Callatis Festival is the largest music and culture festival held in Romania.

==Location==
The festival is held on a barge that is docked at Mangalia Marina. The barge consists of a huge stage and a very large backstage area, enough to hold over 200 people. The spectators sit on stairs across the harbor, about 20 m away from the stage.

==History==
The Callatis Festival began in 1999 and has expanded ever since.

==Dates==
The Callatis Festival is held every summer between 8 and 15 August. The main part of the festival (the concerts on the stage) takes begins at 21:00 and ends after midnight. This part of the festival is aired live on TVR 2 and TVR International.

==Hosts==
From 1999 to 2003, the hosts of the Callatis Festival changed every year. Since 2004, the organizers have opted for continuity, so the permanent festival hosts are Gabriel Cotabiță and Sorana Belciu. Callatis Club, the after-show of the festival, was hosted in 2006 by Cătălin Măruță. In 2006, Sorana Belciu was replaced by two young presenters selected in the Miss Diaspora contest. After a year's break, Callatis Club returned to Romanian Television in 2008, presented by Leonard Miron.

==Schedule==
Every year the Callatis Festival has themed nights. There is Europa Top Hit night where all the major Romanian music stars gather, folk music night, and Miss Diaspora night where Romanian girls living in foreign countries compete with each other in a beauty contest.

==Foreign artists==
Al Bano came to the festival in 2003 and Panjabi MC in 2004. In 2005, the big foreign star at the festival was In-Grid, the Italian chanteuse and, in 2006, Vaya con Dios performed at the festival. Their show was viewed by about 40,000 people on location, and more than a million live on TV. The band brought 600 pounds of equipment for the 20 songs they performed on stage.

==Scandals==
In 2005, Europa FM was criticised by Callatis Club show host Cătălin Măruță because of the radio station's motto: "A radio for millions of people". He stated that this motto did not actually reflect the station's target.

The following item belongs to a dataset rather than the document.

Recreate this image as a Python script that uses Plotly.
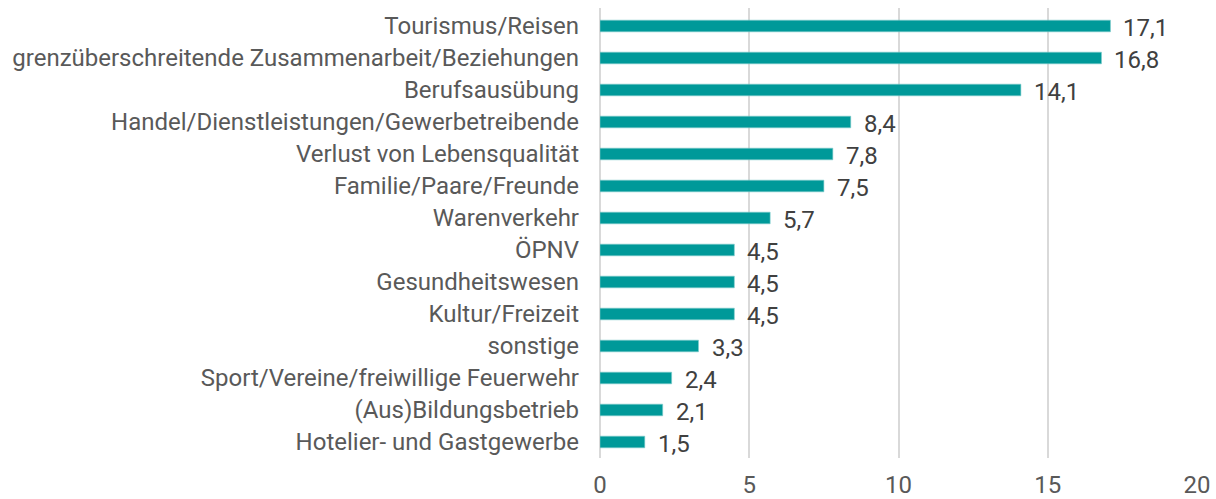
import plotly.graph_objects as go

categories = [
    "Tourismus/Reisen",
    "grenzüberschreitende Zusammenarbeit/Beziehungen",
    "Berufsausübung",
    "Handel/Dienstleistungen/Gewerbetreibende",
    "Verlust von Lebensqualität",
    "Familie/Paare/Freunde",
    "Warenverkehr",
    "ÖPNV",
    "Gesundheitswesen",
    "Kultur/Freizeit",
    "sonstige",
    "Sport/Vereine/freiwillige Feuerwehr",
    "(Aus)Bildungsbetrieb",
    "Hotelier- und Gastgewerbe",
]
values = [17.1, 16.8, 14.1, 8.4, 7.8, 7.5, 5.7, 4.5, 4.5, 4.5, 3.3, 2.4, 2.1, 1.5]
x_ticks = [0, 5, 10, 15, 20]

labels = [f"{v:.1f}".replace(".", ",") for v in values]

fig = go.Figure(go.Bar(
    x=values, y=categories, orientation="h",
    marker=dict(color="#009999", line=dict(color="#7fcccc", width=0.6)),
    width=0.365,
))

for v, c, t in zip(values, categories, labels):
    fig.add_annotation(x=v, y=c, text=t, showarrow=False, xanchor="left",
                       xshift=11, yshift=-2,
                       font=dict(family="Roboto", size=24, color="#404040"))

fig.update_layout(
    width=1216, height=499,
    margin=dict(l=600, r=19, t=8, b=41, autoexpand=False),
    plot_bgcolor="white", paper_bgcolor="white",
    font=dict(family="Roboto", size=24, color="#595959"),
    showlegend=False,
    xaxis=dict(range=[0, 20], tickvals=x_ticks, showgrid=True, gridcolor="#d9d9d9",
               gridwidth=1.5, zeroline=True, zerolinecolor="#d9d9d9", zerolinewidth=1.5,
               showline=False, ticks="", ticklabelstandoff=10,
               ticklabeloverflow="allow"),
    yaxis=dict(autorange="reversed", showgrid=False, showline=False, ticks="",
               ticklabelstandoff=20),
)

fig.write_html("out.html", config={"displayModeBar": False},
               post_script="document.body.style.margin='0';document.body.style.overflow='hidden';")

In 2006, singer Cream started an argument with host Gabriel Cotabiță because she was on the festival's program but did not actually appear on stage. Maria Dragomiroiu, Mihai Trăistariu, Simplu and Morandi have publicly expressed their disgust regarding the fact that they performed live on stage but their show was not aired on TV due to a mid-show commercial break. Allegedly, they had not been told that their performance would not be aired on TV.